1.1. "Company" shall refer to Intelligroup, Inc. and/or its direct or
indirect subsidiaries and affiliates.
1.2. "Confidential Information" shall mean a) proprietary information which the
Company possesses, or to which the Company has rights, which has commercial
value including without limitation, trade secrets, product ideas, designs,
configurations, processes, techniques, formulas, software, improvements,
inventions, data, know-how, copyrightable materials, marketing plans and
strategies, sales and financial reports and forecasts, lists of present and
prospective customers, lists of present or former employees, and any information
relating to research, development, programming, purchasing, accounting,
engineering, merchandising and licensing as well as any information developed by
in the course of my employment with the Company including information relating
to inventions under Section 4 below, as well as any other information to which I
may have access in connection with your employment; b) any other information of
the Company which is designated as "Confidential" or "Proprietary" or by its
nature reasonably should be considered "Confidential"; or c) information of
others including, without limitation, the customers, partners or other companies
or individuals with which the Company conducts business, which is designated or
otherwise would reasonably be designated as the confidential or proprietary
information of such companies under their policies, procedures or agreements
with the Company and, in the absence of such policies, procedures or agreements,
by applying the definition of "Confidential Information" as described above to
such information.
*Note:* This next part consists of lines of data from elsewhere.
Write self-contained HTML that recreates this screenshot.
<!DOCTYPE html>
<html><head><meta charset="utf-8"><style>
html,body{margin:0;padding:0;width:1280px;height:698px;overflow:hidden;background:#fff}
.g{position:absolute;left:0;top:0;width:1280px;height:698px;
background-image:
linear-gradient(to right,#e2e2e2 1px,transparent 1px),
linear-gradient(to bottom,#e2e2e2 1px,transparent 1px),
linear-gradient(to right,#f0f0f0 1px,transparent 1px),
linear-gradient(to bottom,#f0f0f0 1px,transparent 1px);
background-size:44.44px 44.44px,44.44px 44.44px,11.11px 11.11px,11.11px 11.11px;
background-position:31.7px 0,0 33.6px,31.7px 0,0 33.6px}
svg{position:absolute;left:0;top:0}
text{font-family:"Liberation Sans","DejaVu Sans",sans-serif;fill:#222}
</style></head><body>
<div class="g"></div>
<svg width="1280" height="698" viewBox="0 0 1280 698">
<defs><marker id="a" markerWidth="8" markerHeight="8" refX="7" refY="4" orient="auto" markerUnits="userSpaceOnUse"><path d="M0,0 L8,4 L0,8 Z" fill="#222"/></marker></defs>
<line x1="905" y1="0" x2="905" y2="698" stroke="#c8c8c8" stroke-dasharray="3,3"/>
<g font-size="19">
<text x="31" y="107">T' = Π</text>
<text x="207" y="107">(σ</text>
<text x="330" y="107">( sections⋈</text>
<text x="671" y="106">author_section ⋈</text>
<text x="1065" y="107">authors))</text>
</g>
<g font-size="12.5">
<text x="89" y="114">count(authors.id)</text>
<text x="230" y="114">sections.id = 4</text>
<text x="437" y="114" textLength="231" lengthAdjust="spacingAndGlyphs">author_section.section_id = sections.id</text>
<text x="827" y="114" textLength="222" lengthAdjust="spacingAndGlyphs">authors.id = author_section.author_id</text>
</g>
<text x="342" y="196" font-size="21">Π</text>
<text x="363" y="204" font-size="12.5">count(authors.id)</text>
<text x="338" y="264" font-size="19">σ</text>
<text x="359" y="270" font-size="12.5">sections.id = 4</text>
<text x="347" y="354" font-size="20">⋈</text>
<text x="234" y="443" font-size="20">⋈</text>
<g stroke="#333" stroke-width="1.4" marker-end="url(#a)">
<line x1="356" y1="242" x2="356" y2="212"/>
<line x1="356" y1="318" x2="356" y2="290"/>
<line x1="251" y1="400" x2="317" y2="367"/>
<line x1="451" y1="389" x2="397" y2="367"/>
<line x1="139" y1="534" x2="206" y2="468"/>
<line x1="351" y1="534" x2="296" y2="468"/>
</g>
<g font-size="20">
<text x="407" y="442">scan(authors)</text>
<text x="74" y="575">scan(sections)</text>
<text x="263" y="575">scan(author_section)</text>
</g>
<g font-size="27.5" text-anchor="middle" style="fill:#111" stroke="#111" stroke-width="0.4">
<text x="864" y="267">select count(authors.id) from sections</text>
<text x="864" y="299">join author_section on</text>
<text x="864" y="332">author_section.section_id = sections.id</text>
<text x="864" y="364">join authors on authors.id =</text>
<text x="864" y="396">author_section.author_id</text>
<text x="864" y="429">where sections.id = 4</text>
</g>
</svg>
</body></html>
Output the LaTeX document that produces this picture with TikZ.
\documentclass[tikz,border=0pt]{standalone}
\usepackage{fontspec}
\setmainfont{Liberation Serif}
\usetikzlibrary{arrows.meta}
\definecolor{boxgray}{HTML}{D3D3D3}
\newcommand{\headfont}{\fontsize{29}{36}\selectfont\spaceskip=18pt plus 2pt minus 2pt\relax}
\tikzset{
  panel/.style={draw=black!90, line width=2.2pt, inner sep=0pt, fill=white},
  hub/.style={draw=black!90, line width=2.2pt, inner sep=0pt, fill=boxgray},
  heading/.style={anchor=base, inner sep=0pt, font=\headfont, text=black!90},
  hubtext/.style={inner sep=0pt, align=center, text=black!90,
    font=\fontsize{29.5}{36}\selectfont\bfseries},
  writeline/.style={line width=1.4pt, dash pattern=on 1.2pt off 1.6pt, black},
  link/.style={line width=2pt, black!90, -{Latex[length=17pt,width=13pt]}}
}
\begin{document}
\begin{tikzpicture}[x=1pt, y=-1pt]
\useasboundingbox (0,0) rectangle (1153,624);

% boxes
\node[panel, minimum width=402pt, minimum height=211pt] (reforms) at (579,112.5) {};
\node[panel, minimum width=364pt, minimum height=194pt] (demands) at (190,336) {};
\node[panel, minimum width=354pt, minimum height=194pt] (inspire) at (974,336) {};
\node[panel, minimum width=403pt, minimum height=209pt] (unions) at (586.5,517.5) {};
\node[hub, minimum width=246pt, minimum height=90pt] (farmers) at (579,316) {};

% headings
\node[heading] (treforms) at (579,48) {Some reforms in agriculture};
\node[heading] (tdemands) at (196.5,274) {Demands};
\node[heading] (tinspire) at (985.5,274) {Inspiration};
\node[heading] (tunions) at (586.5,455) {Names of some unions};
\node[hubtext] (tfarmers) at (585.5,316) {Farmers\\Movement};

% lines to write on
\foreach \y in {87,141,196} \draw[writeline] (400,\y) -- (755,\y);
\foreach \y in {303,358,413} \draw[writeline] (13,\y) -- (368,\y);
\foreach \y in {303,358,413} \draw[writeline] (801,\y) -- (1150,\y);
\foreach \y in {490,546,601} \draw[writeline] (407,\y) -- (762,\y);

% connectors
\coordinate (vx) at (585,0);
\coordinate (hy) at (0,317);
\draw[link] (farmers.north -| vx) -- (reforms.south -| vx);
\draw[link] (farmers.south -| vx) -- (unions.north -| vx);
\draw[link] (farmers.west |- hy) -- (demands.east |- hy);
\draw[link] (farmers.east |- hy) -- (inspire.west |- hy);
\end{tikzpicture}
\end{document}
I understand that as an employee of Intelligroup it is my duty
to understand the nature of Confidential Information and I will request
clarification as necessary.
2. THIS SECTION LEFT INTENTIONALLY BLANK.
3. CONFIDENTIALITY. I understand and agree that my employment creates a
relationship of confidence and trust between myself and the Company with respect
all Confidential Information. At all times, both during my employment with the
Company and after its termination, I will keep in confidence and trust all such
Confidential Information, and will not use or disclose any such Confidential
Information without the advance written consent of the Company, except as may be
necessary in the ordinary course of performing my duties to the Company. The
restrictions set forth in this Section 2 will not apply to information which is
generally known to the public or in the trade, unless such knowledge results
from an unauthorized disclosure by me, but this exception will not affect the
application of any other provision of this Agreement to such information in
accordance with the terms of such provision. I likewise agree to immediately
report to my supervisor any violation of the Company's security measures or
prohibited disclosure of Confidential Information by any person or organization.
I agree to immediately report to my supervisor the names of any persons or
organizations that attempt to obtain Confidential Information from me.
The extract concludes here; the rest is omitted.